Nixon’s misdeeds, when soberly tallied up no longer appear commensurate with the dudgeon expended on them. He wanted to keep classified documents like the Pentagon Papers from being published? All presidents do that. He wiretapped people? Lyndon B. Johnson’s FBI wiretapped Martin Luther King. Nixon was not especially corrupt by the standards of his day. He was more corrupt than Eisenhower or Jimmy Carter. He was about as corrupt as JFK or LBJ, which is plenty corrupt. But he doesn’t bear comparison with the crypto-dealing, Qatari-plane-soliciting occupant of today’s White House.
Nixon had progressive enemies, sure, but today’s cartoon-villain caricature is a recent invention
Except in the sense that the assault on Nixon ultimately brought about Trump’s rise. Nixon, for all his overdeveloped distrust, was patriotic and constitutionally loyal. He eventually handed over his White House recordings to investigators. The aides who betrayed him didn’t fear him. John Dean, Nixon’s White House counsel, by his own account “told the President that I hoped that my going to the prosecutors and telling the truth would not result in the impeachment of the president. [Nixon] jokingly said, ‘I certainly hope so also,’ and he said it would be handled properly.”

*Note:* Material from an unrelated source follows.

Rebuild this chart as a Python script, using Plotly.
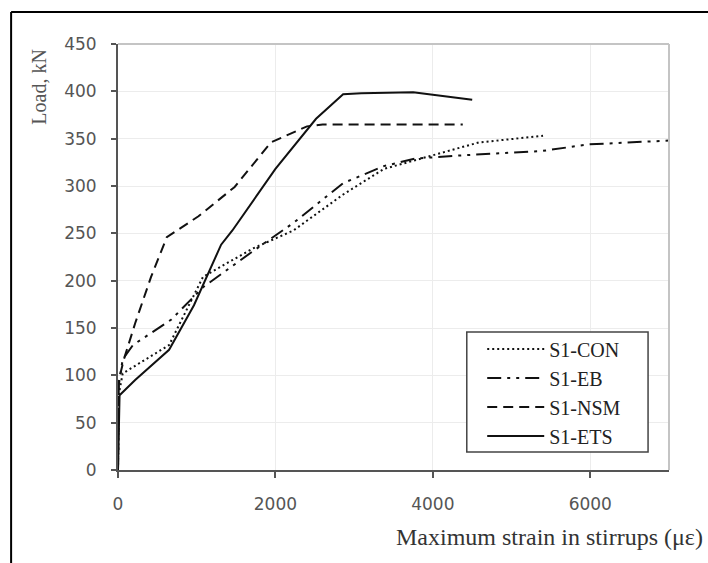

Nixon’s presidency was destroyed not by his ruthlessness but by his lack thereof. The same can be said of Trump’s first term. Until May 2017, Trump lacked the resolve to fire then-FBI director James Comey, who had sought to ensnare him in an investigation and had sabotaged the nomination of his national security advisor. So began “Russiagate.” Trump lacked the resolve because he lacked the loyalty of the lawyers and prosecutors embedded in his own government – which, under any pre-Nixon constitutional understanding, he could have counted on as a matter of course.
Our current President is often criticized for putting loyalty above competence. His first term showed the contrary approach to be impracticable. The failing goes back to Watergate. It is not personal but constitutional. Blame lies not with Nixon, but with his vanquishers.